WHAT YOU SHOULD DO: Copy, without any alteration, the lines from the one that includes "Emit a Python" up to and including the one that includes "from matplotlib.lines import Line2D".

ENTRIES PROVIDED start

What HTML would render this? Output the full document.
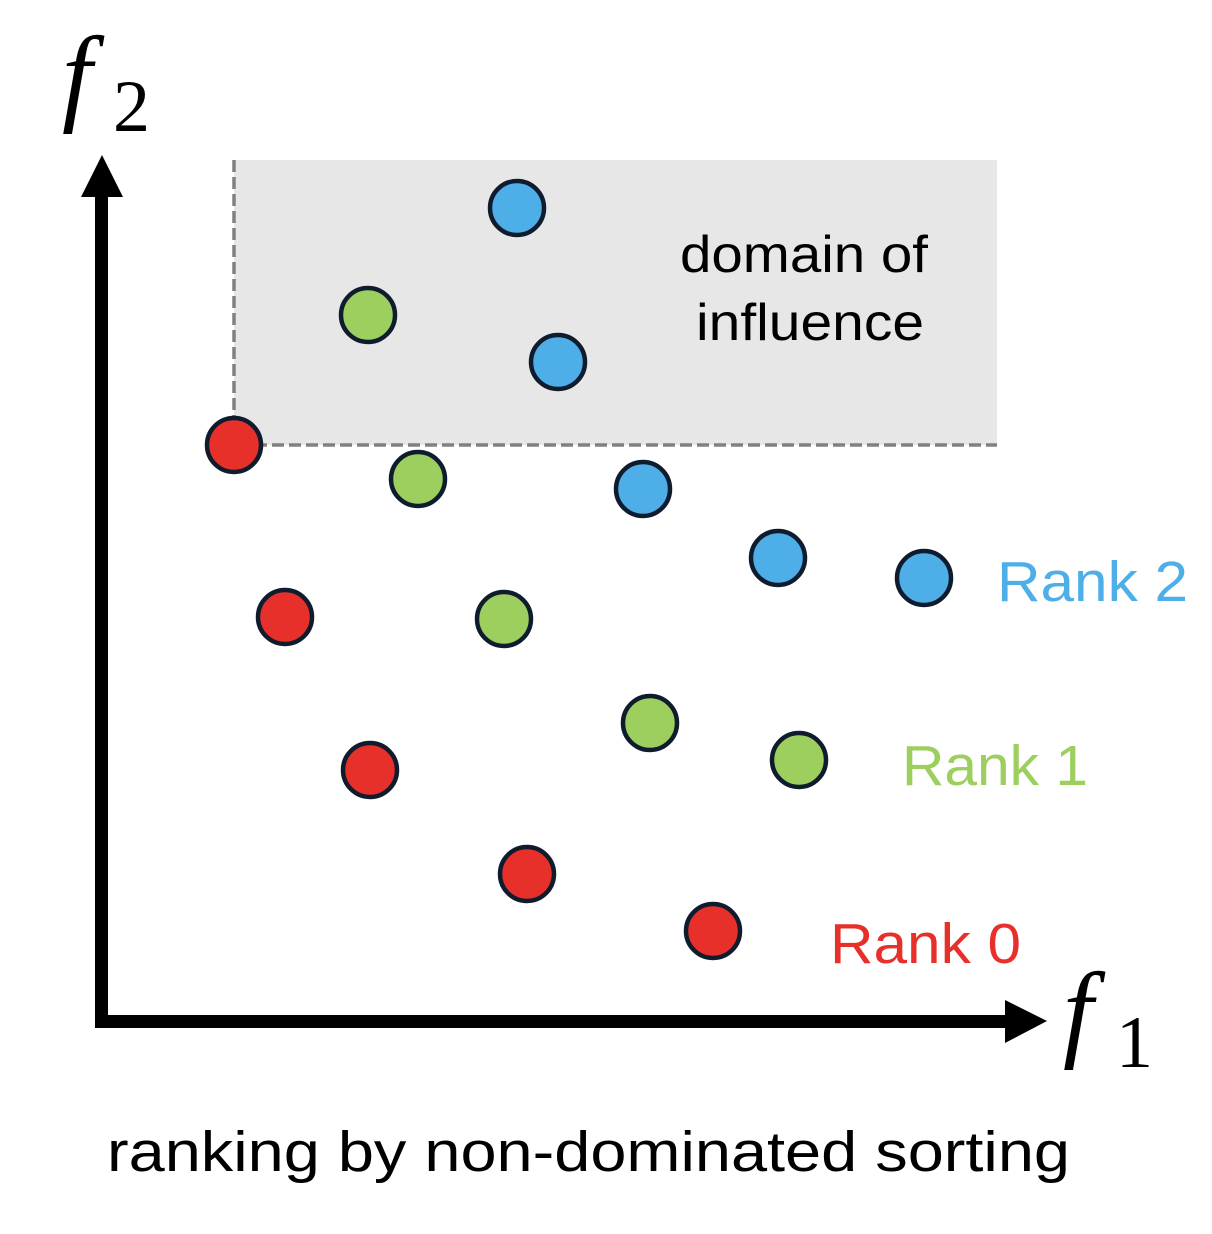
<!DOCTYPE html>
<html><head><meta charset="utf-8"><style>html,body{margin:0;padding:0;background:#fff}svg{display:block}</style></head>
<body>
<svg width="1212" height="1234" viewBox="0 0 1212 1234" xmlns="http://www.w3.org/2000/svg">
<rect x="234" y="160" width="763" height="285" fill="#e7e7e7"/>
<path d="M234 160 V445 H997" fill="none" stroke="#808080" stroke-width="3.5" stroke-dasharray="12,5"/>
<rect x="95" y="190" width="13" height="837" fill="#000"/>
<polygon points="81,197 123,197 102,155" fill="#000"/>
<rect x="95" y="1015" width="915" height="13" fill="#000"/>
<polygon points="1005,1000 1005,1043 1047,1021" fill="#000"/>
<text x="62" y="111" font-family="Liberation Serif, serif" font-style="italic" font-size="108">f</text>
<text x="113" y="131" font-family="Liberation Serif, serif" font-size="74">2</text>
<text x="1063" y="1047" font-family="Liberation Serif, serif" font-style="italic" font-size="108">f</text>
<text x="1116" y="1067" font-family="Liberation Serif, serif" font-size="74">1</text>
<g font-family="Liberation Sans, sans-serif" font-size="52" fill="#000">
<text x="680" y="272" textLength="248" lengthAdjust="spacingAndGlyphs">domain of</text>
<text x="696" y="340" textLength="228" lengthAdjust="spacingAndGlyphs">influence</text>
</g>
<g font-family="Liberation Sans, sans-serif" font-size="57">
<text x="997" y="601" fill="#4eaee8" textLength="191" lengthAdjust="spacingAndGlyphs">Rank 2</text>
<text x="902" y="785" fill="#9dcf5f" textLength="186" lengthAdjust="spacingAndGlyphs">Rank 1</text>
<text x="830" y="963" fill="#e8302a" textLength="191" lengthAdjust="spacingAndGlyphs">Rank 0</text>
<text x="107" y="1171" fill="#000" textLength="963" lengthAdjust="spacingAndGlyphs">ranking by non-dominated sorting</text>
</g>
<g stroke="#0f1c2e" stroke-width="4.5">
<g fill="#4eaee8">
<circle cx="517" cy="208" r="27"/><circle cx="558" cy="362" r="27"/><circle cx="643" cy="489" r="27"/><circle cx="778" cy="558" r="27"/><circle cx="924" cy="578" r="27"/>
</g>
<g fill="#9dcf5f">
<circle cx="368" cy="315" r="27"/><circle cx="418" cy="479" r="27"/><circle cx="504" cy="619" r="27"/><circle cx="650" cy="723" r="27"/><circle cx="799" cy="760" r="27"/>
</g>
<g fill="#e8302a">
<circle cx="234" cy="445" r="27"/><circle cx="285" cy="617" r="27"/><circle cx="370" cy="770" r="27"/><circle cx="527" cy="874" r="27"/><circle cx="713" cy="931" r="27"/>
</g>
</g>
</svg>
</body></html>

ENTRIES PROVIDED end
ENTRIES PROVIDED start

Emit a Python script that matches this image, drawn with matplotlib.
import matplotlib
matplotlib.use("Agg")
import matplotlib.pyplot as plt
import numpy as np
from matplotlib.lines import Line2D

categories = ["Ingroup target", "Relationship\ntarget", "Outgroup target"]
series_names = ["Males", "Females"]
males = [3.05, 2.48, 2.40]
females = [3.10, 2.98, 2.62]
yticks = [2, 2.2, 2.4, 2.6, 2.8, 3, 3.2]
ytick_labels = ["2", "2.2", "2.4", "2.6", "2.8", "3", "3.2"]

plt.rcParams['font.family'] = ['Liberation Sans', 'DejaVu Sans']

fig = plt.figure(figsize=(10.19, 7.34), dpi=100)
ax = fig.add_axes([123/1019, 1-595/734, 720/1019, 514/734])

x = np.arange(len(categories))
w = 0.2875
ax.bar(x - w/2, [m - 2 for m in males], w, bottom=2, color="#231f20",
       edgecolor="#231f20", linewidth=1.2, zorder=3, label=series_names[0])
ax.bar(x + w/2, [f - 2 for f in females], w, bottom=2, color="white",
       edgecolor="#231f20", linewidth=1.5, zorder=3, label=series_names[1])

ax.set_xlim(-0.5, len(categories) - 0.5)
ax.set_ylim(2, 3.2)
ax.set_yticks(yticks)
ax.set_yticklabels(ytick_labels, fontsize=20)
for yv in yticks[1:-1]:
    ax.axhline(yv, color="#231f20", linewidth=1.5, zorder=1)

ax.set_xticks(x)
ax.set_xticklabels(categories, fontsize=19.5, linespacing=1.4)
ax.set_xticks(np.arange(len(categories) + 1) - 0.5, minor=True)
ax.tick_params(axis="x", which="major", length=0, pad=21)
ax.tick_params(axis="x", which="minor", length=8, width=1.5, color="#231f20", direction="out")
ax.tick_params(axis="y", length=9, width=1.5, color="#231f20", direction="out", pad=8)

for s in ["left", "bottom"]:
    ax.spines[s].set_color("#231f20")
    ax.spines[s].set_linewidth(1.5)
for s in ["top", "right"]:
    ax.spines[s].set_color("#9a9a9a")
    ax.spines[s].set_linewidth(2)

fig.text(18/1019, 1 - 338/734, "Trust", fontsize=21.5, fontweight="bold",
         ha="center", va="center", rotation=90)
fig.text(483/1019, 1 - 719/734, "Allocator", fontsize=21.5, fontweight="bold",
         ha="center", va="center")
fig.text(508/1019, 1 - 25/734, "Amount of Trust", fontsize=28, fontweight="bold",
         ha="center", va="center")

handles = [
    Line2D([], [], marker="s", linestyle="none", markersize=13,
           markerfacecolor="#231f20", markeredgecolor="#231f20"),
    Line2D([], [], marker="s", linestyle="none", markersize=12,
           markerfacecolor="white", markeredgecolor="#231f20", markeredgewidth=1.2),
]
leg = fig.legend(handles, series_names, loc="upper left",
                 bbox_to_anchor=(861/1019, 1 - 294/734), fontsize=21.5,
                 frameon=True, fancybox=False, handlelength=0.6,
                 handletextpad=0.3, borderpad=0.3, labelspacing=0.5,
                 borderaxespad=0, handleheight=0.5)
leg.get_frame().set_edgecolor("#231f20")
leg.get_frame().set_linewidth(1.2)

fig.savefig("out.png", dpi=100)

ENTRIES PROVIDED end

EXERCISE RESULT:
Emit a Python script that matches this image, drawn with matplotlib.
import matplotlib
matplotlib.use("Agg")
import matplotlib.pyplot as plt
import numpy as np
from matplotlib.lines import Line2D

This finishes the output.